Neal also found the blood test in the Neville case violated the state constitution.

Buster's attorney Jerry Gilbert filed a motion asking Buster's refusal of the blood test be thrown out as evidence. Neal indicated he would apply the same 2008 ruling about blood tests to the Buster case, according to court documents.

Patterson argued that Neal's ruling directly contradicts Kentucky Supreme Court precedence.

“The Commonwealth is unable to proceed in DUI prosecutions where it is unsure or unclear about what law applies to when and how an officer must administer tests of a person's breath, blood or urine,” Patterson wrote.

“It is of primary importance that the issue be resolved so that clarity may be restored for both the officers making DUI arrests and the Commonwealth prosecuting those cases.”

Madison Circuit Court Judge Jean C. Logue ruled on the issue April 18, according to records that recently became available in the circuit clerk's office.

Logue wrote that the state's implied consent law does not differentiate between breathe, blood or urine testing.

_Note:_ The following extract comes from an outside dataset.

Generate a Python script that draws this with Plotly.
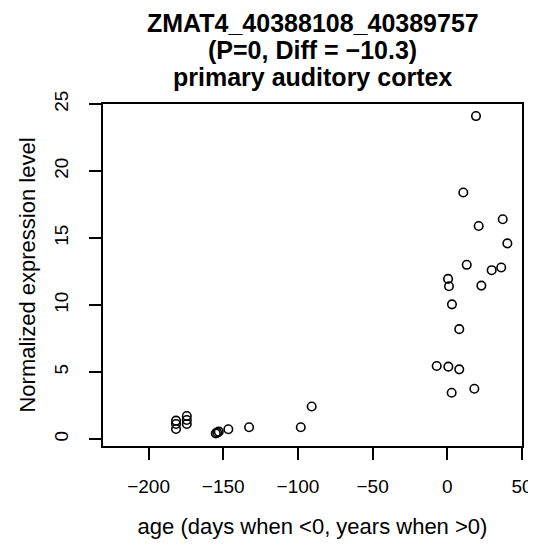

A suspected drunken driver "has a duty to submit to a blood-alcohol test," Logue wrote, citing a 1996 Kentucky Supreme Court ruling.

In addition, the U.S. Supreme Court ruled in 1966 that a blood test of a suspected drunken driver does not violent the Federal Due Process Clause, the Fifth Amendment against self-incrimination, the Sixth Amendment right to counsel or the Fourth Amendment right against unlawful search and seizure, Logue wrote.

"This Court can find no support for the proposition that a person operating a motor vehicle in the Commonwealth of Kentucky has consented only to a test of his or her breath unless a peace officer has reasonable grounds to believe there is impairment by a substance which is not subject to testing by breath," Logue wrote.

Logue issued a writ of prohibition ordering Neal to abstain from applying his 2008 ruling on the DUI blood test to the current case involving Buster.

No further dates have been set in Madison District Court in Buster's drunken-driving case, according to the Administrative Office of the Court's website. It was originally set for jury trial Jan. 20.

County Attorney Marc Robbins and Neal could not be reached for comment Friday.